Without including any images, repeat the data exactly.

__Material provided__.
──────────────────────────────
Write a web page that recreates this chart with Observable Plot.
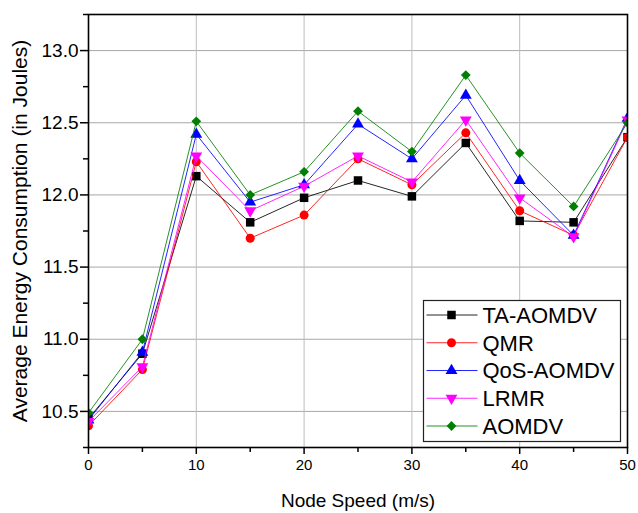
<!DOCTYPE html>
<html>
<head>
<meta charset="utf-8">
<script src="https://cdn.jsdelivr.net/npm/d3@7"></script>
<script src="https://cdn.jsdelivr.net/npm/@observablehq/plot@0.6"></script>
<style>
  body { margin: 0; background: #fff; }
  #chart { position: relative; width: 638px; height: 513px; }
</style>
</head>
<body>
<div id="chart"></div>
<script>
// ---- data ----
const speeds = [0, 5, 10, 15, 20, 25, 30, 35, 40, 45, 50];
const seriesNames = ["TA-AOMDV", "QMR", "QoS-AOMDV", "LRMR", "AOMDV"];
const taAomdv = [10.45, 10.90, 12.13, 11.81, 11.98, 12.10, 11.99, 12.36, 11.82, 11.81, 12.40];
const qmr     = [10.40, 10.79, 12.23, 11.70, 11.86, 12.25, 12.07, 12.43, 11.89, 11.72, 12.40];
const qosAomdv= [10.44, 10.91, 12.42, 11.95, 12.07, 12.49, 12.25, 12.69, 12.10, 11.72, 12.53];
const lrmr    = [10.43, 10.81, 12.27, 11.89, 12.06, 12.27, 12.09, 12.52, 11.98, 11.71, 12.52];
const aomdv   = [10.49, 11.00, 12.51, 12.00, 12.16, 12.58, 12.30, 12.83, 12.29, 11.92, 12.50];
const xTicks = [0, 10, 20, 30, 40, 50];
const xMinorTicks = [5, 15, 25, 35, 45];
const yTicks = [10.5, 11.0, 11.5, 12.0, 12.5, 13.0];
const yMinorTicks = [10.25, 10.75, 11.25, 11.75, 12.25, 12.75, 13.25];
const xLabel = "Node Speed (m/s)";
const yLabel = "Average Energy Consumption (in Joules)";

// ---- styles ----
const colors = ["#000000", "#ff0000", "#0000ff", "#ff00ff", "#008000"];
const sqrt3 = Math.sqrt(3);
const triangleDown = {
  draw(context, size) {
    const y = -Math.sqrt(size / (sqrt3 * 3));
    context.moveTo(0, -y * 2);
    context.lineTo(-sqrt3 * y, y);
    context.lineTo(sqrt3 * y, y);
    context.closePath();
  }
};
const symbols = ["square", "circle", "triangle", triangleDown, "diamond2"];
const d3Symbols = [d3.symbolSquare, d3.symbolCircle, d3.symbolTriangle, triangleDown, d3.symbolDiamond2];
const radii = [4.8, 4.5, 4.4, 4.4, 4.4];

const allValues = [taAomdv, qmr, qosAomdv, lrmr, aomdv];
const tables = allValues.map((vals, k) =>
  speeds.map((s, i) => ({ speed: s, value: vals[i], series: seriesNames[k] }))
);

const seriesMarks = [];
tables.forEach((t, k) => {
  seriesMarks.push(Plot.line(t, { x: "speed", y: "value", stroke: colors[k], strokeWidth: 1, strokeOpacity: 0.85, clip: true }));
  seriesMarks.push(Plot.dot(t, { x: "speed", y: "value", symbol: symbols[k], r: radii[k], fill: colors[k], stroke: "none", clip: true }));
});

const chart = Plot.plot({
  width: 638,
  height: 513,
  marginLeft: 88,
  marginRight: 11,
  marginTop: 14,
  marginBottom: 66,
  style: { fontFamily: "'Liberation Sans', Arial, sans-serif", background: "#fff", color: "#000" },
  x: { domain: [0, 50] },
  y: { domain: [10.25, 13.25] },
  marks: [
    Plot.gridY(yTicks, { stroke: "#a8a8a8", strokeOpacity: 1, strokeWidth: 1 }),
    Plot.gridX(xTicks.slice(1, -1), { stroke: "#bdbdbd", strokeOpacity: 1, strokeWidth: 1 }),
    ...seriesMarks,
    Plot.frame({ stroke: "#000", strokeWidth: 1.6 }),
    Plot.axisX(xTicks, { tickSize: 7, tickPadding: 5, fontSize: 15, label: null, tickFormat: d => String(d), strokeWidth: 1.5 }),
    Plot.axisX(xMinorTicks, { tickSize: 5, text: null, label: null, strokeWidth: 1.5 }),
    Plot.axisY(yTicks, { tickSize: 8, tickPadding: 2, fontSize: 19, label: null, tickFormat: d3.format(".1f"), strokeWidth: 1.5 }),
    Plot.axisY(yMinorTicks, { tickSize: 5, text: null, label: null, strokeWidth: 1.5 }),
    Plot.text([xLabel], { text: d => d, frameAnchor: "bottom", dy: 53, lineAnchor: "middle", textAnchor: "middle", fontSize: 19, fill: "#000" }),
    Plot.text([yLabel], { text: d => d, frameAnchor: "left", rotate: -90, dx: -68, lineAnchor: "middle", textAnchor: "middle", fontSize: 21, fill: "#000" })
  ]
});

// ---- legend ----
const svg = d3.select(chart);
const lg = svg.append("g").attr("transform", "translate(423.5,300.5)");
lg.append("rect").attr("width", 197).attr("height", 141).attr("fill", "#fff").attr("stroke", "#222").attr("stroke-width", 1.2);
seriesNames.forEach((name, k) => {
  const cy = 14.5 + k * 27.75;
  lg.append("line").attr("x1", 3).attr("x2", 54).attr("y1", cy).attr("y2", cy)
    .attr("stroke", colors[k]).attr("stroke-width", 1).attr("stroke-opacity", 0.85);
  lg.append("path").attr("transform", `translate(28,${cy})`)
    .attr("d", d3.symbol(d3Symbols[k], Math.PI * radii[k] * radii[k])())
    .attr("fill", colors[k]);
  lg.append("text").attr("x", 59).attr("y", cy).attr("dy", "0.36em")
    .attr("text-anchor", "start")
    .attr("font-size", 22).attr("fill", "#000").text(name);
});

document.getElementById("chart").appendChild(chart);
</script>
</body>
</html>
──────────────────────────────
__Reply__.
Write a web page that recreates this chart with Observable Plot.
<!DOCTYPE html>
<html>
<head>
<meta charset="utf-8">
<script src="https://cdn.jsdelivr.net/npm/d3@7"></script>
<script src="https://cdn.jsdelivr.net/npm/@observablehq/plot@0.6"></script>
<style>
  body { margin: 0; background: #fff; }
  #chart { position: relative; width: 638px; height: 513px; }
</style>
</head>
<body>
<div id="chart"></div>
<script>
// ---- data ----
const speeds = [0, 5, 10, 15, 20, 25, 30, 35, 40, 45, 50];
const seriesNames = ["TA-AOMDV", "QMR", "QoS-AOMDV", "LRMR", "AOMDV"];
const taAomdv = [10.45, 10.90, 12.13, 11.81, 11.98, 12.10, 11.99, 12.36, 11.82, 11.81, 12.40];
const qmr     = [10.40, 10.79, 12.23, 11.70, 11.86, 12.25, 12.07, 12.43, 11.89, 11.72, 12.40];
const qosAomdv= [10.44, 10.91, 12.42, 11.95, 12.07, 12.49, 12.25, 12.69, 12.10, 11.72, 12.53];
const lrmr    = [10.43, 10.81, 12.27, 11.89, 12.06, 12.27, 12.09, 12.52, 11.98, 11.71, 12.52];
const aomdv   = [10.49, 11.00, 12.51, 12.00, 12.16, 12.58, 12.30, 12.83, 12.29, 11.92, 12.50];
const xTicks = [0, 10, 20, 30, 40, 50];
const xMinorTicks = [5, 15, 25, 35, 45];
const yTicks = [10.5, 11.0, 11.5, 12.0, 12.5, 13.0];
const yMinorTicks = [10.25, 10.75, 11.25, 11.75, 12.25, 12.75, 13.25];
const xLabel = "Node Speed (m/s)";
const yLabel = "Average Energy Consumption (in Joules)";

// ---- styles ----
const colors = ["#000000", "#ff0000", "#0000ff", "#ff00ff", "#008000"];
const sqrt3 = Math.sqrt(3);
const triangleDown = {
  draw(context, size) {
    const y = -Math.sqrt(size / (sqrt3 * 3));
    context.moveTo(0, -y * 2);
    context.lineTo(-sqrt3 * y, y);
    context.lineTo(sqrt3 * y, y);
    context.closePath();
  }
};
const symbols = ["square", "circle", "triangle", triangleDown, "diamond2"];
const d3Symbols = [d3.symbolSquare, d3.symbolCircle, d3.symbolTriangle, triangleDown, d3.symbolDiamond2];
const radii = [4.8, 4.5, 4.4, 4.4, 4.4];

const allValues = [taAomdv, qmr, qosAomdv, lrmr, aomdv];
const tables = allValues.map((vals, k) =>
  speeds.map((s, i) => ({ speed: s, value: vals[i], series: seriesNames[k] }))
);

const seriesMarks = [];
tables.forEach((t, k) => {
  seriesMarks.push(Plot.line(t, { x: "speed", y: "value", stroke: colors[k], strokeWidth: 1, strokeOpacity: 0.85, clip: true }));
  seriesMarks.push(Plot.dot(t, { x: "speed", y: "value", symbol: symbols[k], r: radii[k], fill: colors[k], stroke: "none", clip: true }));
});

const chart = Plot.plot({
  width: 638,
  height: 513,
  marginLeft: 88,
  marginRight: 11,
  marginTop: 14,
  marginBottom: 66,
  style: { fontFamily: "'Liberation Sans', Arial, sans-serif", background: "#fff", color: "#000" },
  x: { domain: [0, 50] },
  y: { domain: [10.25, 13.25] },
  marks: [
    Plot.gridY(yTicks, { stroke: "#a8a8a8", strokeOpacity: 1, strokeWidth: 1 }),
    Plot.gridX(xTicks.slice(1, -1), { stroke: "#bdbdbd", strokeOpacity: 1, strokeWidth: 1 }),
    ...seriesMarks,
    Plot.frame({ stroke: "#000", strokeWidth: 1.6 }),
    Plot.axisX(xTicks, { tickSize: 7, tickPadding: 5, fontSize: 15, label: null, tickFormat: d => String(d), strokeWidth: 1.5 }),
    Plot.axisX(xMinorTicks, { tickSize: 5, text: null, label: null, strokeWidth: 1.5 }),
    Plot.axisY(yTicks, { tickSize: 8, tickPadding: 2, fontSize: 19, label: null, tickFormat: d3.format(".1f"), strokeWidth: 1.5 }),
    Plot.axisY(yMinorTicks, { tickSize: 5, text: null, label: null, strokeWidth: 1.5 }),
    Plot.text([xLabel], { text: d => d, frameAnchor: "bottom", dy: 53, lineAnchor: "middle", textAnchor: "middle", fontSize: 19, fill: "#000" }),
    Plot.text([yLabel], { text: d => d, frameAnchor: "left", rotate: -90, dx: -68, lineAnchor: "middle", textAnchor: "middle", fontSize: 21, fill: "#000" })
  ]
});

// ---- legend ----
const svg = d3.select(chart);
const lg = svg.append("g").attr("transform", "translate(423.5,300.5)");
lg.append("rect").attr("width", 197).attr("height", 141).attr("fill", "#fff").attr("stroke", "#222").attr("stroke-width", 1.2);
seriesNames.forEach((name, k) => {
  const cy = 14.5 + k * 27.75;
  lg.append("line").attr("x1", 3).attr("x2", 54).attr("y1", cy).attr("y2", cy)
    .attr("stroke", colors[k]).attr("stroke-width", 1).attr("stroke-opacity", 0.85);
  lg.append("path").attr("transform", `translate(28,${cy})`)
    .attr("d", d3.symbol(d3Symbols[k], Math.PI * radii[k] * radii[k])())
    .attr("fill", colors[k]);
  lg.append("text").attr("x", 59).attr("y", cy).attr("dy", "0.36em")
    .attr("text-anchor", "start")
    .attr("font-size", 22).attr("fill", "#000").text(name);
});

document.getElementById("chart").appendChild(chart);
</script>
</body>
</html>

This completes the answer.